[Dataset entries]
※ ※ ※
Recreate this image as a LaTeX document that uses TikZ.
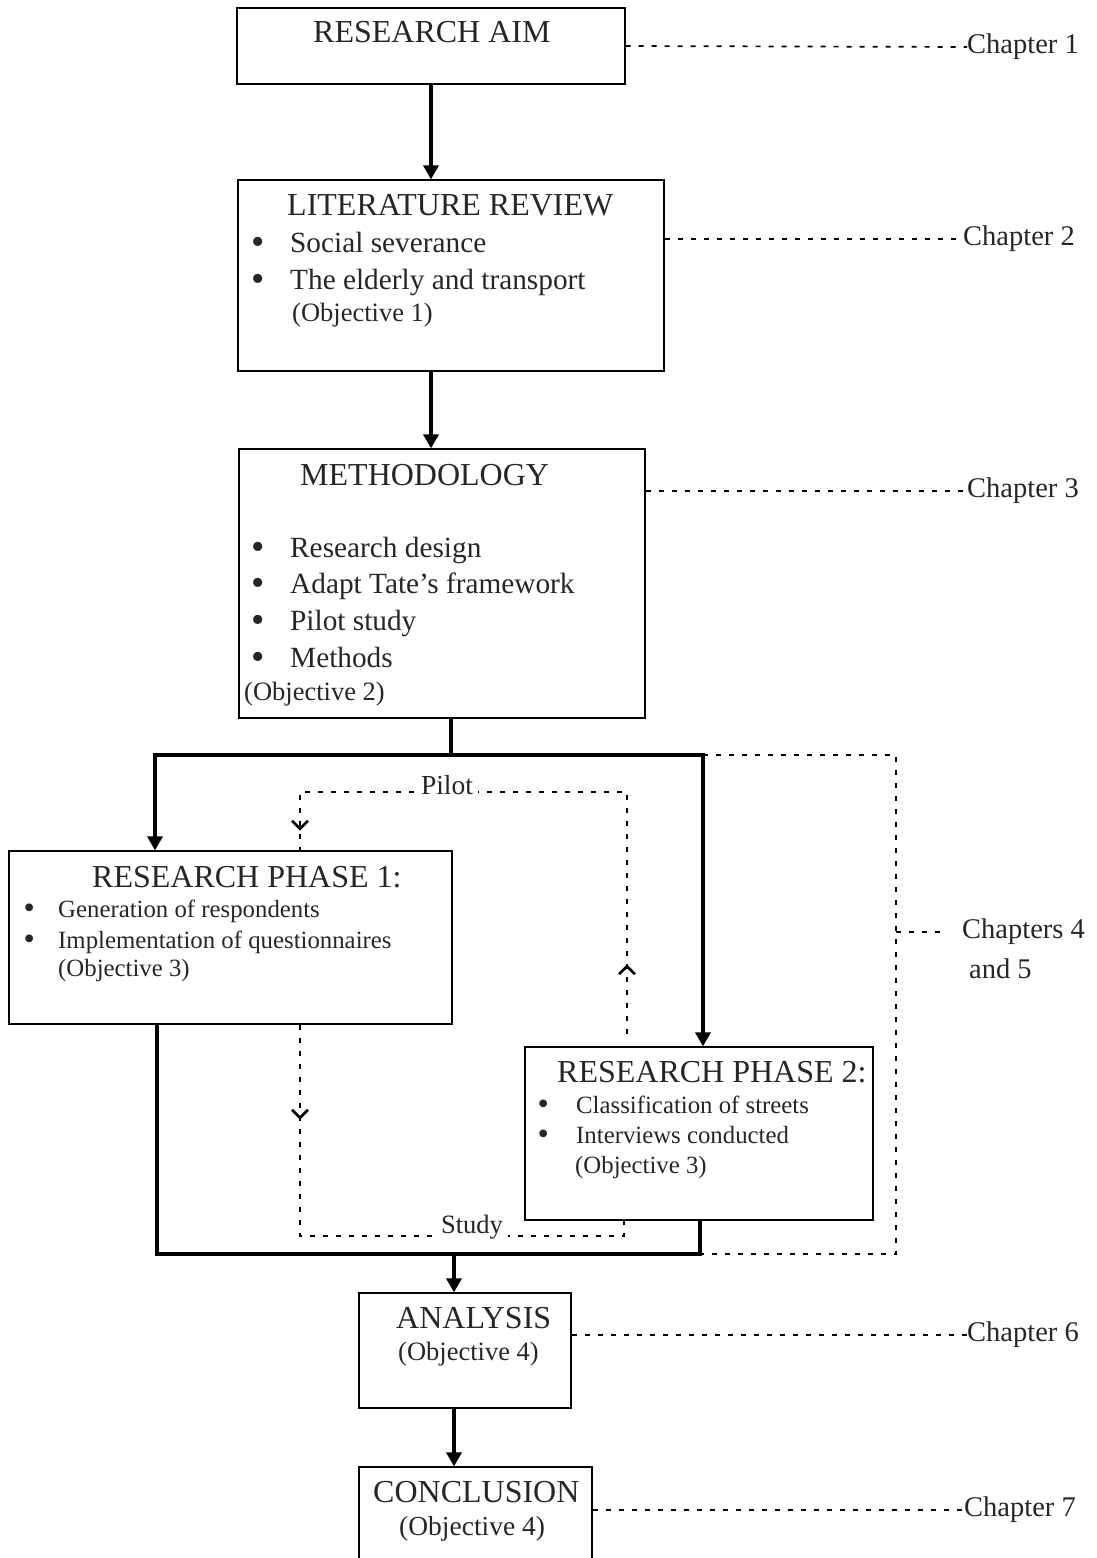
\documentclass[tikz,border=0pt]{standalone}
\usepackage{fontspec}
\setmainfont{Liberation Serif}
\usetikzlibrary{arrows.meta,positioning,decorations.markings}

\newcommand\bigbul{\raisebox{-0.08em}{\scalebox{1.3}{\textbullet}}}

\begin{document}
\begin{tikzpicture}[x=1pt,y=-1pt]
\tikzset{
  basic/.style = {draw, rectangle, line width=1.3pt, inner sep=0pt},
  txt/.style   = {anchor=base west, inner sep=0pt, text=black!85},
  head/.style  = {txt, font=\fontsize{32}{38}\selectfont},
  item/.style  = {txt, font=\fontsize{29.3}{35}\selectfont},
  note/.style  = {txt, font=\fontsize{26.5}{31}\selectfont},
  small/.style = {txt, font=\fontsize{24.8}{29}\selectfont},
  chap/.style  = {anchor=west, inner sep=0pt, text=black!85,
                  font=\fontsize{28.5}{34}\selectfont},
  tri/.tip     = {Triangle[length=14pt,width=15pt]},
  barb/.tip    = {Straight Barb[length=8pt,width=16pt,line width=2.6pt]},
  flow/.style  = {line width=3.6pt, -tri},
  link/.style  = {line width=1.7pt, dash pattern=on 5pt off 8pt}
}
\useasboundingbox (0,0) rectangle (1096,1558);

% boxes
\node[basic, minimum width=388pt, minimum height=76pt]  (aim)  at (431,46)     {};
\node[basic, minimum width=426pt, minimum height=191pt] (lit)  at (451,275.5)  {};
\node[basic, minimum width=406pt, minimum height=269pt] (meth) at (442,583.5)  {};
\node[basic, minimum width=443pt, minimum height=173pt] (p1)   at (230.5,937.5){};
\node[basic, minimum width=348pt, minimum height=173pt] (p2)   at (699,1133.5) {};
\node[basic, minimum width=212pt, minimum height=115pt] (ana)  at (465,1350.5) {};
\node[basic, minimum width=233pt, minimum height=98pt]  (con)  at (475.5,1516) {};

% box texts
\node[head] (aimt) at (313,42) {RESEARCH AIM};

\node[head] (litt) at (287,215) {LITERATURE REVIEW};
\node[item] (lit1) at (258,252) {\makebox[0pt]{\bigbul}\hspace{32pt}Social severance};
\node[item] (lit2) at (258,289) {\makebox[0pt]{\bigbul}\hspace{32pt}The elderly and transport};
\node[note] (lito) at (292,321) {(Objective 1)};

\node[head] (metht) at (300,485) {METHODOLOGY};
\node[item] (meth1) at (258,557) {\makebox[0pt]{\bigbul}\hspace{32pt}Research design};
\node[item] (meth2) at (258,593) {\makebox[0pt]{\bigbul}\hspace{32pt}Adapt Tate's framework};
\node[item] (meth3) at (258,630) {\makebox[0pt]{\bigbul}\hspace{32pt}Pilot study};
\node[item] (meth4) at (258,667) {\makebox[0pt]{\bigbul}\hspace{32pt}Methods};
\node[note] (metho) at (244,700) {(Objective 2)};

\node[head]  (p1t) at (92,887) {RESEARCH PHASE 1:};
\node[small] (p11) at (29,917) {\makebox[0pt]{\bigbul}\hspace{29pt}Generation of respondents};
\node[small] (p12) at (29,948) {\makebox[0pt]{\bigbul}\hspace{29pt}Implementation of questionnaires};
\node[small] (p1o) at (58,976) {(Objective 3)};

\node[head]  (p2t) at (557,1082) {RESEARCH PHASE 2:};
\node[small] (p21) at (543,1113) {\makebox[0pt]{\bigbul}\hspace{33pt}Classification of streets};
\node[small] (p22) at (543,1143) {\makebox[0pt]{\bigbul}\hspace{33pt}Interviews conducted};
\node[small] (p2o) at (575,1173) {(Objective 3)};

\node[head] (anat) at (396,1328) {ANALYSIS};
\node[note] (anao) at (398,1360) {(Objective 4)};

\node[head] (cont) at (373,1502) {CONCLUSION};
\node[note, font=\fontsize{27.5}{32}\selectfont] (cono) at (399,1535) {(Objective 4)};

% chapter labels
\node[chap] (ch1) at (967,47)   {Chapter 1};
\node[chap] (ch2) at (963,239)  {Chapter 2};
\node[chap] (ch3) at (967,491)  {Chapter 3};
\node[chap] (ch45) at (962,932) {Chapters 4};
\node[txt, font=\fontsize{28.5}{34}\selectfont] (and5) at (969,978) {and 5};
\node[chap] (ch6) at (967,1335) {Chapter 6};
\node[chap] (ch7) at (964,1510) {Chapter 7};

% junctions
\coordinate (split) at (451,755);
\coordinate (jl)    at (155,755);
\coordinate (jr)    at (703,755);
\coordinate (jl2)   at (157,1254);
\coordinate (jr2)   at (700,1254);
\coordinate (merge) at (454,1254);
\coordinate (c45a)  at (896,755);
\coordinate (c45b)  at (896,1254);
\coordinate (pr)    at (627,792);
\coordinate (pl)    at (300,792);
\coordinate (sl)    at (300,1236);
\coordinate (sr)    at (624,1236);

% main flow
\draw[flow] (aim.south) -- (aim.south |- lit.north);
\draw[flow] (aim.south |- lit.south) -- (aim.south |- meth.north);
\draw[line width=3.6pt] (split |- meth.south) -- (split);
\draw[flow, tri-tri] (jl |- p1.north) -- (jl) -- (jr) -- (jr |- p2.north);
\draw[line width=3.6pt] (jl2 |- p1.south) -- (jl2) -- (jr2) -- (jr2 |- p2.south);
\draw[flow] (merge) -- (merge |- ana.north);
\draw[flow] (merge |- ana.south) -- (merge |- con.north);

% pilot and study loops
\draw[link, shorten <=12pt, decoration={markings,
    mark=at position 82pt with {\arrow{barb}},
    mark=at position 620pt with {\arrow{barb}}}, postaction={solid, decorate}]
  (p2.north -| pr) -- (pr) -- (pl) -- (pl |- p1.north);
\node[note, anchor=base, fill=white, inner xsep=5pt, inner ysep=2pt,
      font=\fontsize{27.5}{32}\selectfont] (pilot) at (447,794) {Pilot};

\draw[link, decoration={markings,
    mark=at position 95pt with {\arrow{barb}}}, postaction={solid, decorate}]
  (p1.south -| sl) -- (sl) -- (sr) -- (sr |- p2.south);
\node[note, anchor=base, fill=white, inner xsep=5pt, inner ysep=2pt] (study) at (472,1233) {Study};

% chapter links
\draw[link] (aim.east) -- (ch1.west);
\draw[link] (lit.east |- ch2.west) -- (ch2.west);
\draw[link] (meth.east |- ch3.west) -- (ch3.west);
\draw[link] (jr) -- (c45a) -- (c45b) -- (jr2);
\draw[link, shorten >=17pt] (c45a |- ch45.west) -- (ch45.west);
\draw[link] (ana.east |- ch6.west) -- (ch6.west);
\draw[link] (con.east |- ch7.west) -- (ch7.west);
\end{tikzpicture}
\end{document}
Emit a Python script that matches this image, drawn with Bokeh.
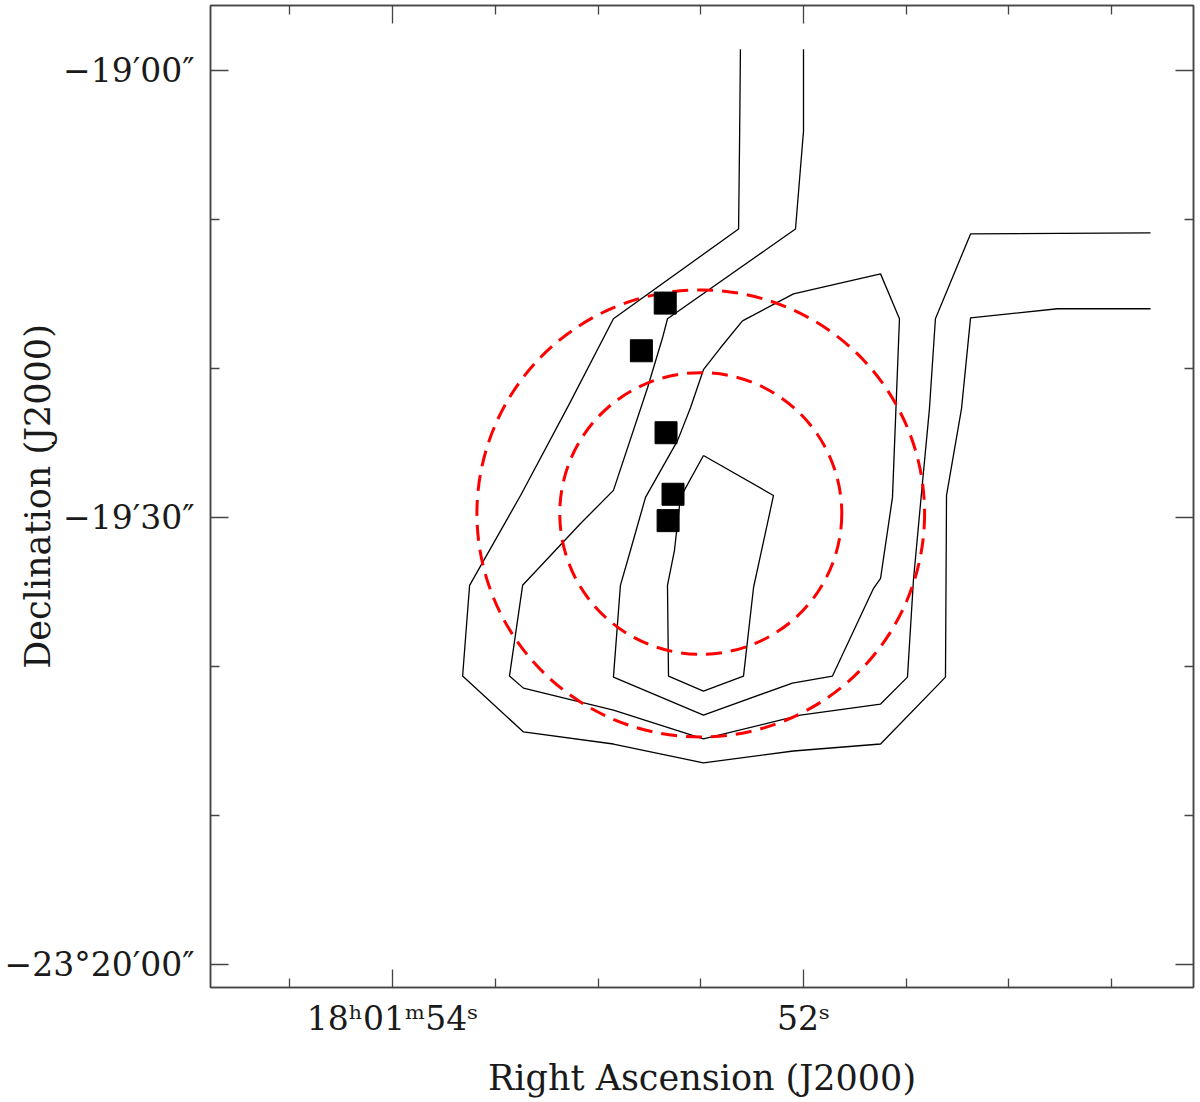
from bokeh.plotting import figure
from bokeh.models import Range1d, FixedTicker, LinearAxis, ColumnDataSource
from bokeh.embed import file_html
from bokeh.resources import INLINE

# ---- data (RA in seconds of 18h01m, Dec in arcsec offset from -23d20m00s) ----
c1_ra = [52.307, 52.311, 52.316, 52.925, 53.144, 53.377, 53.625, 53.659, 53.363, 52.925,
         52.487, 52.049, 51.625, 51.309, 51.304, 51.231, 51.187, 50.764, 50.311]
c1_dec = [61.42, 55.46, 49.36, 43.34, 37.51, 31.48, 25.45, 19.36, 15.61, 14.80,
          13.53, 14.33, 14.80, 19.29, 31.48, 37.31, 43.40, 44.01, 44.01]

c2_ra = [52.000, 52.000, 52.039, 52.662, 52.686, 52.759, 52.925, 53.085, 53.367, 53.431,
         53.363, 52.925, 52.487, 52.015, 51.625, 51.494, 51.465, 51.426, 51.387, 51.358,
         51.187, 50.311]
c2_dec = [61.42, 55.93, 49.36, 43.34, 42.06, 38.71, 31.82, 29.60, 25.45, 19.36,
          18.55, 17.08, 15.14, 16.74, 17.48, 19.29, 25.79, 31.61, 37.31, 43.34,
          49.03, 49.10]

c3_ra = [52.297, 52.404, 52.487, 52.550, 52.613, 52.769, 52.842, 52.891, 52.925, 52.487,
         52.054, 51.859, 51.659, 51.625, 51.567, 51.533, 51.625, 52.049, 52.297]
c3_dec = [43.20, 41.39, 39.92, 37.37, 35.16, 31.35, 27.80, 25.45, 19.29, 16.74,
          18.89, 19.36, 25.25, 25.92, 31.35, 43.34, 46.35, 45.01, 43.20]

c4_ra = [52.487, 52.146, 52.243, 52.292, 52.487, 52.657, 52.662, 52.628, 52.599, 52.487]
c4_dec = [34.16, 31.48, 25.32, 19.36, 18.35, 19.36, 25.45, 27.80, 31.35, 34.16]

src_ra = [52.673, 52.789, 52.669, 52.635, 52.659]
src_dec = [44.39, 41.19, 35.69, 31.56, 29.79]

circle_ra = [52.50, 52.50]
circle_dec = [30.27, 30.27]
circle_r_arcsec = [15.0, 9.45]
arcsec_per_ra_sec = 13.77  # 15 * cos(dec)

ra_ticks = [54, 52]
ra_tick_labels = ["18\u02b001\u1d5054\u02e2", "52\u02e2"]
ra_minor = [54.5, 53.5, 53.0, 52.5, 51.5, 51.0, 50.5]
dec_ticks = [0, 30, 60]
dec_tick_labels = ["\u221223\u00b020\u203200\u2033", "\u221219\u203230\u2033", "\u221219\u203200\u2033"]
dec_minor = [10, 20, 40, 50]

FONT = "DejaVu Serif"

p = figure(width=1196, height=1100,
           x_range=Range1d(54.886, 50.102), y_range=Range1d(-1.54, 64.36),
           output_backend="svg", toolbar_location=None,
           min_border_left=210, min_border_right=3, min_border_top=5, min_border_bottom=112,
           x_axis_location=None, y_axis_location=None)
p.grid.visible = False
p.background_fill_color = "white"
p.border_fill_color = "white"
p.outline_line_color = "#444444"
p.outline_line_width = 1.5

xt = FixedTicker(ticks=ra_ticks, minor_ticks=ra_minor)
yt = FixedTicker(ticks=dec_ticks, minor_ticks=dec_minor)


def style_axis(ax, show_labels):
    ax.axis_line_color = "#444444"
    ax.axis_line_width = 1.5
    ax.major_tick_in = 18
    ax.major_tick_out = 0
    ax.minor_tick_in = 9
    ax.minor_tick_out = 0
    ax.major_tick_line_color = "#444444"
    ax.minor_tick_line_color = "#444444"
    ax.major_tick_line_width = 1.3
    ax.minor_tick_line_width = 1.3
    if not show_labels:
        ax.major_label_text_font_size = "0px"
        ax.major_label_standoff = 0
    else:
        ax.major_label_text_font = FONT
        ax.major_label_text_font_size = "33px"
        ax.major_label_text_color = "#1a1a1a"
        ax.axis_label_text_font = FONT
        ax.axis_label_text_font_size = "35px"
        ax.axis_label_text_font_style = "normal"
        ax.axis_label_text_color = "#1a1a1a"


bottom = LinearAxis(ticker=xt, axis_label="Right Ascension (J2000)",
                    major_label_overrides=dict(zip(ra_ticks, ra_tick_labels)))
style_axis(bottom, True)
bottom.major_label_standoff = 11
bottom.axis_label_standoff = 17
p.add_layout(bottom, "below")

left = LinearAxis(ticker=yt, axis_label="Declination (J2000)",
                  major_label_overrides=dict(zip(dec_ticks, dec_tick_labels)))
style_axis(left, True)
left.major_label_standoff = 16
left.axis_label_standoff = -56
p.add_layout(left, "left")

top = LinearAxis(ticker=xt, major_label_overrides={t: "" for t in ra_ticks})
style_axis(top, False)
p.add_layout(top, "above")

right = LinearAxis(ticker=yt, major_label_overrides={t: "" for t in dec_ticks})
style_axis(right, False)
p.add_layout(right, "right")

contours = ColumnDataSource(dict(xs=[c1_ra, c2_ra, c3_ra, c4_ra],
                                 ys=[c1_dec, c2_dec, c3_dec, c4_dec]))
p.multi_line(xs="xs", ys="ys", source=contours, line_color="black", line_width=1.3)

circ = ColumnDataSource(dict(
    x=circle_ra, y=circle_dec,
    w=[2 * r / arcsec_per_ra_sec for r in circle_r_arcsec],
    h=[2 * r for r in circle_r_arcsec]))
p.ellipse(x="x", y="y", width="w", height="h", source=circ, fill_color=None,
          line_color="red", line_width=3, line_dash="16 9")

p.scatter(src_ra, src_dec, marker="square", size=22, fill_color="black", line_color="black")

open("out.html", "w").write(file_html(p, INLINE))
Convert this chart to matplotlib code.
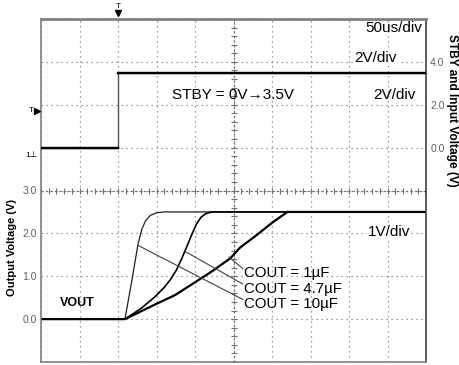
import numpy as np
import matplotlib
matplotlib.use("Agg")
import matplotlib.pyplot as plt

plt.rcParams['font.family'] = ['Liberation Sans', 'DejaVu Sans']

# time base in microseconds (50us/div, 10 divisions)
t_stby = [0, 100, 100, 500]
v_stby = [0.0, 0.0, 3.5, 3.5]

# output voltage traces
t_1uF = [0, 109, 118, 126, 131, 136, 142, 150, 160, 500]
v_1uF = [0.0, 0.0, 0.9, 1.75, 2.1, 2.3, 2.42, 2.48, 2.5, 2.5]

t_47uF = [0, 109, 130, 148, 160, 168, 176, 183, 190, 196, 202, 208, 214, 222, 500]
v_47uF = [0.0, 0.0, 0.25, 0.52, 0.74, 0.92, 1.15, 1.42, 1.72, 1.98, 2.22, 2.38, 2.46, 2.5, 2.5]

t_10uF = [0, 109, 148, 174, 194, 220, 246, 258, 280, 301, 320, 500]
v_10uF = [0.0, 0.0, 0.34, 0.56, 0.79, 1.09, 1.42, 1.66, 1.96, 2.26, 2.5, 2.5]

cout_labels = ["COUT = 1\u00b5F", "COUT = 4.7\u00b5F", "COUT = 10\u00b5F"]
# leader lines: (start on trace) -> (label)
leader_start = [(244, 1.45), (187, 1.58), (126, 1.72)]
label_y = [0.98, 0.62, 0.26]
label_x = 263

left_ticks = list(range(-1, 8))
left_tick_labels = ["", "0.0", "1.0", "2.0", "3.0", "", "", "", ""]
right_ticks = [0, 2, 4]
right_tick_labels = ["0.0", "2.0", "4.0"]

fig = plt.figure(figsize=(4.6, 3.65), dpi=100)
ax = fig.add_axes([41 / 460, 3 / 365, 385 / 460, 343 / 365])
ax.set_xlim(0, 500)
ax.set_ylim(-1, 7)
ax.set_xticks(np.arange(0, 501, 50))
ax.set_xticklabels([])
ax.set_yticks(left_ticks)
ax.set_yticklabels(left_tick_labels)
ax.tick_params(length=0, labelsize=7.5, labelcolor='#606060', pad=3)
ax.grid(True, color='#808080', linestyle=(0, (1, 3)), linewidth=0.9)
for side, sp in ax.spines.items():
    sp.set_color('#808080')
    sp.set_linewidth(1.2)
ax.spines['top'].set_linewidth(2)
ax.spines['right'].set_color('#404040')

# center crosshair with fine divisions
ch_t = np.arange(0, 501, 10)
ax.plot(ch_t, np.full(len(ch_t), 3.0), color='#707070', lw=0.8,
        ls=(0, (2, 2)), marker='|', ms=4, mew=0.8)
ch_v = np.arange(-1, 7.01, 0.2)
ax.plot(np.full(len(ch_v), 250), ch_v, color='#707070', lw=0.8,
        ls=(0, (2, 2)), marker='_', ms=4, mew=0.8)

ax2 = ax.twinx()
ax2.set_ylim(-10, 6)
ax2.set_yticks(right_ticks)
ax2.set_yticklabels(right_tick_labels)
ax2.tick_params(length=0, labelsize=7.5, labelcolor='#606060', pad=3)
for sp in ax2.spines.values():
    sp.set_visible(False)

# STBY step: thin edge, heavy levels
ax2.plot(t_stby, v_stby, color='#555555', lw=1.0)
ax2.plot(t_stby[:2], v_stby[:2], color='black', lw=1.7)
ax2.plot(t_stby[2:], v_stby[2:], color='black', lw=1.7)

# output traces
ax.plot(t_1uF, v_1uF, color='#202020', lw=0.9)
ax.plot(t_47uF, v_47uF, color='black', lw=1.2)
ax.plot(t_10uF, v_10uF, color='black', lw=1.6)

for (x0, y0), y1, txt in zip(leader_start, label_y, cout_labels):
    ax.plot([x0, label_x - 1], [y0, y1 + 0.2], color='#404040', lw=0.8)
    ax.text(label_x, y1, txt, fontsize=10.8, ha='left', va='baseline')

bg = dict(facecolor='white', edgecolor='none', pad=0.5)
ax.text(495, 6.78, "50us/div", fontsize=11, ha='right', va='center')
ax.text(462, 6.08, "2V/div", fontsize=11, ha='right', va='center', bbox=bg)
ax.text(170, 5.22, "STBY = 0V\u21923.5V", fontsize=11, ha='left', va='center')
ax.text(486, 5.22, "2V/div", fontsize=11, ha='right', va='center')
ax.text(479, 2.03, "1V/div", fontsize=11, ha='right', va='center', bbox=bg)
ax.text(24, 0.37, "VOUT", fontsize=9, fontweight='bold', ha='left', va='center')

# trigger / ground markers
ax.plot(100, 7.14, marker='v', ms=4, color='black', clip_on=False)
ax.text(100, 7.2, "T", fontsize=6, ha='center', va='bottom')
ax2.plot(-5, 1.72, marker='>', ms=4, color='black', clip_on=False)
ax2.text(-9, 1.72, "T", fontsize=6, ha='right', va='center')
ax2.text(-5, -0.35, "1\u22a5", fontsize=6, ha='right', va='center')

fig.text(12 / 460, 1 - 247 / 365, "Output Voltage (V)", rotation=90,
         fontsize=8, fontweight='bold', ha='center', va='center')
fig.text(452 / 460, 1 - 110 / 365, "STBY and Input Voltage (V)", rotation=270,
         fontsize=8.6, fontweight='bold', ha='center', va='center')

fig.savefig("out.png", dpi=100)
※ ※ ※
• **WRITTEN REQUEST**: Pictures should be left out. Retype only the run of lines from the line containing "Emit a Python" to the line containing "49.03, 49.10]", inclusive.

• **REPLY TO THE TASK**:
Emit a Python script that matches this image, drawn with Bokeh.
from bokeh.plotting import figure
from bokeh.models import Range1d, FixedTicker, LinearAxis, ColumnDataSource
from bokeh.embed import file_html
from bokeh.resources import INLINE

# ---- data (RA in seconds of 18h01m, Dec in arcsec offset from -23d20m00s) ----
c1_ra = [52.307, 52.311, 52.316, 52.925, 53.144, 53.377, 53.625, 53.659, 53.363, 52.925,
         52.487, 52.049, 51.625, 51.309, 51.304, 51.231, 51.187, 50.764, 50.311]
c1_dec = [61.42, 55.46, 49.36, 43.34, 37.51, 31.48, 25.45, 19.36, 15.61, 14.80,
          13.53, 14.33, 14.80, 19.29, 31.48, 37.31, 43.40, 44.01, 44.01]

c2_ra = [52.000, 52.000, 52.039, 52.662, 52.686, 52.759, 52.925, 53.085, 53.367, 53.431,
         53.363, 52.925, 52.487, 52.015, 51.625, 51.494, 51.465, 51.426, 51.387, 51.358,
         51.187, 50.311]
c2_dec = [61.42, 55.93, 49.36, 43.34, 42.06, 38.71, 31.82, 29.60, 25.45, 19.36,
          18.55, 17.08, 15.14, 16.74, 17.48, 19.29, 25.79, 31.61, 37.31, 43.34,
          49.03, 49.10]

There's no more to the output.